- _Exercise_
Can you transcribe every line exactly and leave the pictures behind?

-- Start of Collected material --

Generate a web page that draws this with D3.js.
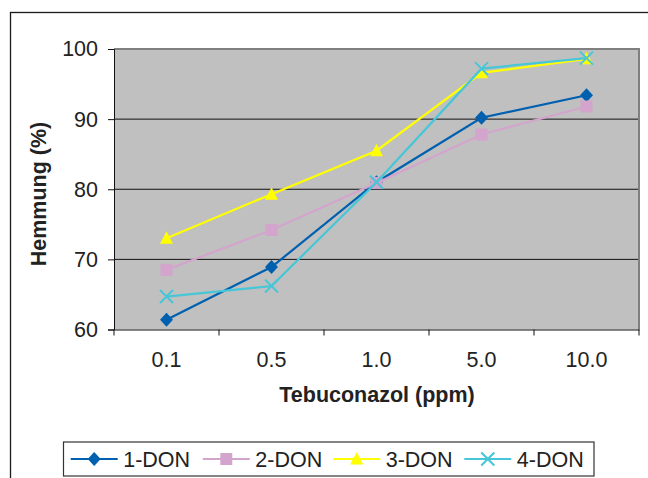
<!DOCTYPE html>
<html>
<head>
<meta charset="utf-8">
<script src="https://cdn.jsdelivr.net/npm/d3@7"></script>
<style>
  body { margin: 0; background: #fff; }
  svg { display: block; font-family: "Liberation Sans", Arial, sans-serif; }
</style>
</head>
<body>
<svg id="chart" width="648" height="478"></svg>
<script>
// data
const doses = ["0.1", "0.5", "1.0", "5.0", "10.0"];
const don1 = [61.4, 68.9, 81.0, 90.2, 93.4];
const don2 = [68.5, 74.2, 80.9, 87.8, 91.8];
const don3 = [73.0, 79.3, 85.5, 96.6, 98.6];
const don4 = [64.7, 66.2, 81.0, 97.2, 98.7];
const seriesNames = ["1-DON", "2-DON", "3-DON", "4-DON"];
const yTicks = [60, 70, 80, 90, 100];

const colors = ["#0060B0", "#D3A4CC", "#FFFF00", "#46C6D6"];
const shapes = ["diamond", "square", "triangle", "cross"];
const allSeries = [don1, don2, don3, don4].map((vals, i) => ({
    name: seriesNames[i], values: vals, color: colors[i], shape: shapes[i]
}));

const fontSize = 21.5;
const svg = d3.select("#chart");

// outer frame (runs off the right and bottom edges)
svg.append("rect")
    .attr("x", 10.5).attr("y", 12.5)
    .attr("width", 700).attr("height", 600)
    .attr("fill", "none").attr("stroke", "#1a1a1a").attr("stroke-width", 1.3);

const pLeft = 114, pRight = 639, pTop = 49, pBottom = 329.5;

const x = d3.scaleBand().domain(doses).range([pLeft, pRight]).padding(0);
const y = d3.scaleLinear().domain([60, 100]).range([pBottom, pTop]);

// plot area
svg.append("rect")
    .attr("x", pLeft).attr("y", pTop)
    .attr("width", pRight - pLeft).attr("height", pBottom - pTop)
    .attr("fill", "#C0C0C0");

// gridlines
svg.append("g")
    .selectAll("line")
    .data(yTicks.filter(v => v > 60 && v < 100))
    .join("line")
    .attr("x1", pLeft).attr("x2", pRight)
    .attr("y1", d => y(d)).attr("y2", d => y(d))
    .attr("stroke", "#111").attr("stroke-width", 1);

// top and right border in grey
svg.append("path")
    .attr("d", `M${pLeft},${pTop}H${pRight}V${pBottom}`)
    .attr("fill", "none").attr("stroke", "#808080").attr("stroke-width", 2);

// y axis
const yAxis = svg.append("g")
    .attr("transform", `translate(${pLeft},0)`)
    .call(d3.axisLeft(y).tickValues(yTicks).tickSize(6).tickPadding(10).tickFormat(d3.format("d")));
yAxis.select(".domain").attr("stroke", "#111");
yAxis.selectAll(".tick line").attr("stroke", "#111");
yAxis.selectAll("text").attr("font-size", fontSize).attr("fill", "#222")
    .attr("font-family", "Liberation Sans, Arial, sans-serif");

// x axis: ticks at category boundaries
const xAxis = svg.append("g")
    .attr("transform", `translate(0,${pBottom})`)
    .call(d3.axisBottom(x).tickSize(0).tickPadding(22));
xAxis.select(".domain").attr("stroke", "#111");
xAxis.selectAll("text").attr("font-size", fontSize).attr("fill", "#222")
    .attr("font-family", "Liberation Sans, Arial, sans-serif");
const bounds = doses.map(d => x(d)).concat([x(doses[doses.length - 1]) + x.bandwidth()]);
xAxis.selectAll(".bound")
    .data(bounds)
    .join("line")
    .attr("class", "bound")
    .attr("x1", d => d).attr("x2", d => d)
    .attr("y1", 0).attr("y2", 6)
    .attr("stroke", "#111");

// axis titles
svg.append("text")
    .attr("x", 377).attr("y", 402)
    .attr("text-anchor", "middle")
    .attr("font-size", fontSize).attr("font-weight", "bold").attr("fill", "#222")
    .text("Tebuconazol (ppm)");

svg.append("text")
    .attr("transform", "translate(45.5,194) rotate(-90)")
    .attr("text-anchor", "middle")
    .attr("font-size", fontSize).attr("font-weight", "bold").attr("fill", "#222")
    .text("Hemmung (%)");

function marker(shape) {
    switch (shape) {
        case "diamond": return "M0,-7L6.5,0L0,7L-6.5,0Z";
        case "square": return "M-6,-6H6V6H-6Z";
        case "triangle": return "M0,-7L6.5,5.5H-6.5Z";
        case "cross": return "M-6.5,-6.5L6.5,6.5M-6.5,6.5L6.5,-6.5";
    }
}

function drawMarker(sel, s) {
    if (s.shape === "cross") {
        sel.attr("d", marker(s.shape)).attr("fill", "none")
            .attr("stroke", s.color).attr("stroke-width", 2);
    } else {
        sel.attr("d", marker(s.shape)).attr("fill", s.color).attr("stroke", "none");
    }
}

const line = d3.line()
    .x((d, i) => x(doses[i]) + x.bandwidth() / 2)
    .y(d => y(d));

allSeries.forEach(s => {
    const g = svg.append("g");
    g.append("path")
        .attr("d", line(s.values))
        .attr("fill", "none")
        .attr("stroke", s.color)
        .attr("stroke-width", 2.2);
    g.selectAll("path.m")
        .data(s.values)
        .join("path")
        .attr("class", "m")
        .attr("transform", (d, i) => `translate(${x(doses[i]) + x.bandwidth() / 2},${y(d)})`)
        .call(sel => drawMarker(sel, s));
});

// legend
const legX = 63.5, legY = 442, legW = 530.5, legH = 34;
svg.append("rect")
    .attr("x", legX).attr("y", legY).attr("width", legW).attr("height", legH)
    .attr("fill", "#fff").attr("stroke", "#333").attr("stroke-width", 1.2);

const itemStart = [70.7, 202.8, 333.2, 464.3];
const legend = svg.append("g")
    .selectAll("g")
    .data(allSeries)
    .join("g")
    .attr("transform", (d, i) => `translate(${itemStart[i]},${legY + legH / 2})`);
legend.append("line")
    .attr("x1", 0).attr("x2", 47).attr("y1", 0).attr("y2", 0)
    .attr("stroke", d => d.color).attr("stroke-width", 2.2);
legend.append("path")
    .attr("transform", "translate(23.5,0)")
    .each(function (d) { drawMarker(d3.select(this), d); });
legend.append("text")
    .attr("x", 52.5).attr("dy", "0.36em")
    .attr("font-size", fontSize).attr("fill", "#222")
    .text(d => d.name);
</script>
</body>
</html>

-- End of Collected material --

- _Correct output_
Generate a web page that draws this with D3.js.
<!DOCTYPE html>
<html>
<head>
<meta charset="utf-8">
<script src="https://cdn.jsdelivr.net/npm/d3@7"></script>
<style>
  body { margin: 0; background: #fff; }
  svg { display: block; font-family: "Liberation Sans", Arial, sans-serif; }
</style>
</head>
<body>
<svg id="chart" width="648" height="478"></svg>
<script>
// data
const doses = ["0.1", "0.5", "1.0", "5.0", "10.0"];
const don1 = [61.4, 68.9, 81.0, 90.2, 93.4];
const don2 = [68.5, 74.2, 80.9, 87.8, 91.8];
const don3 = [73.0, 79.3, 85.5, 96.6, 98.6];
const don4 = [64.7, 66.2, 81.0, 97.2, 98.7];
const seriesNames = ["1-DON", "2-DON", "3-DON", "4-DON"];
const yTicks = [60, 70, 80, 90, 100];

const colors = ["#0060B0", "#D3A4CC", "#FFFF00", "#46C6D6"];
const shapes = ["diamond", "square", "triangle", "cross"];
const allSeries = [don1, don2, don3, don4].map((vals, i) => ({
    name: seriesNames[i], values: vals, color: colors[i], shape: shapes[i]
}));

const fontSize = 21.5;
const svg = d3.select("#chart");

// outer frame (runs off the right and bottom edges)
svg.append("rect")
    .attr("x", 10.5).attr("y", 12.5)
    .attr("width", 700).attr("height", 600)
    .attr("fill", "none").attr("stroke", "#1a1a1a").attr("stroke-width", 1.3);

const pLeft = 114, pRight = 639, pTop = 49, pBottom = 329.5;

const x = d3.scaleBand().domain(doses).range([pLeft, pRight]).padding(0);
const y = d3.scaleLinear().domain([60, 100]).range([pBottom, pTop]);

// plot area
svg.append("rect")
    .attr("x", pLeft).attr("y", pTop)
    .attr("width", pRight - pLeft).attr("height", pBottom - pTop)
    .attr("fill", "#C0C0C0");

// gridlines
svg.append("g")
    .selectAll("line")
    .data(yTicks.filter(v => v > 60 && v < 100))
    .join("line")
    .attr("x1", pLeft).attr("x2", pRight)
    .attr("y1", d => y(d)).attr("y2", d => y(d))
    .attr("stroke", "#111").attr("stroke-width", 1);

// top and right border in grey
svg.append("path")
    .attr("d", `M${pLeft},${pTop}H${pRight}V${pBottom}`)
    .attr("fill", "none").attr("stroke", "#808080").attr("stroke-width", 2);

// y axis
const yAxis = svg.append("g")
    .attr("transform", `translate(${pLeft},0)`)
    .call(d3.axisLeft(y).tickValues(yTicks).tickSize(6).tickPadding(10).tickFormat(d3.format("d")));
yAxis.select(".domain").attr("stroke", "#111");
yAxis.selectAll(".tick line").attr("stroke", "#111");
yAxis.selectAll("text").attr("font-size", fontSize).attr("fill", "#222")
    .attr("font-family", "Liberation Sans, Arial, sans-serif");

// x axis: ticks at category boundaries
const xAxis = svg.append("g")
    .attr("transform", `translate(0,${pBottom})`)
    .call(d3.axisBottom(x).tickSize(0).tickPadding(22));
xAxis.select(".domain").attr("stroke", "#111");
xAxis.selectAll("text").attr("font-size", fontSize).attr("fill", "#222")
    .attr("font-family", "Liberation Sans, Arial, sans-serif");
const bounds = doses.map(d => x(d)).concat([x(doses[doses.length - 1]) + x.bandwidth()]);
xAxis.selectAll(".bound")
    .data(bounds)
    .join("line")
    .attr("class", "bound")
    .attr("x1", d => d).attr("x2", d => d)
    .attr("y1", 0).attr("y2", 6)
    .attr("stroke", "#111");

// axis titles
svg.append("text")
    .attr("x", 377).attr("y", 402)
    .attr("text-anchor", "middle")
    .attr("font-size", fontSize).attr("font-weight", "bold").attr("fill", "#222")
    .text("Tebuconazol (ppm)");

svg.append("text")
    .attr("transform", "translate(45.5,194) rotate(-90)")
    .attr("text-anchor", "middle")
    .attr("font-size", fontSize).attr("font-weight", "bold").attr("fill", "#222")
    .text("Hemmung (%)");

function marker(shape) {
    switch (shape) {
        case "diamond": return "M0,-7L6.5,0L0,7L-6.5,0Z";
        case "square": return "M-6,-6H6V6H-6Z";
        case "triangle": return "M0,-7L6.5,5.5H-6.5Z";
        case "cross": return "M-6.5,-6.5L6.5,6.5M-6.5,6.5L6.5,-6.5";
    }
}

function drawMarker(sel, s) {
    if (s.shape === "cross") {
        sel.attr("d", marker(s.shape)).attr("fill", "none")
            .attr("stroke", s.color).attr("stroke-width", 2);
    } else {
        sel.attr("d", marker(s.shape)).attr("fill", s.color).attr("stroke", "none");
    }
}

const line = d3.line()
    .x((d, i) => x(doses[i]) + x.bandwidth() / 2)
    .y(d => y(d));

allSeries.forEach(s => {
    const g = svg.append("g");
    g.append("path")
        .attr("d", line(s.values))
        .attr("fill", "none")
        .attr("stroke", s.color)
        .attr("stroke-width", 2.2);
    g.selectAll("path.m")
        .data(s.values)
        .join("path")
        .attr("class", "m")
        .attr("transform", (d, i) => `translate(${x(doses[i]) + x.bandwidth() / 2},${y(d)})`)
        .call(sel => drawMarker(sel, s));
});

// legend
const legX = 63.5, legY = 442, legW = 530.5, legH = 34;
svg.append("rect")
    .attr("x", legX).attr("y", legY).attr("width", legW).attr("height", legH)
    .attr("fill", "#fff").attr("stroke", "#333").attr("stroke-width", 1.2);

const itemStart = [70.7, 202.8, 333.2, 464.3];
const legend = svg.append("g")
    .selectAll("g")
    .data(allSeries)
    .join("g")
    .attr("transform", (d, i) => `translate(${itemStart[i]},${legY + legH / 2})`);
legend.append("line")
    .attr("x1", 0).attr("x2", 47).attr("y1", 0).attr("y2", 0)
    .attr("stroke", d => d.color).attr("stroke-width", 2.2);
legend.append("path")
    .attr("transform", "translate(23.5,0)")
    .each(function (d) { drawMarker(d3.select(this), d); });
legend.append("text")
    .attr("x", 52.5).attr("dy", "0.36em")
    .attr("font-size", fontSize).attr("fill", "#222")
    .text(d => d.name);
</script>
</body>
</html>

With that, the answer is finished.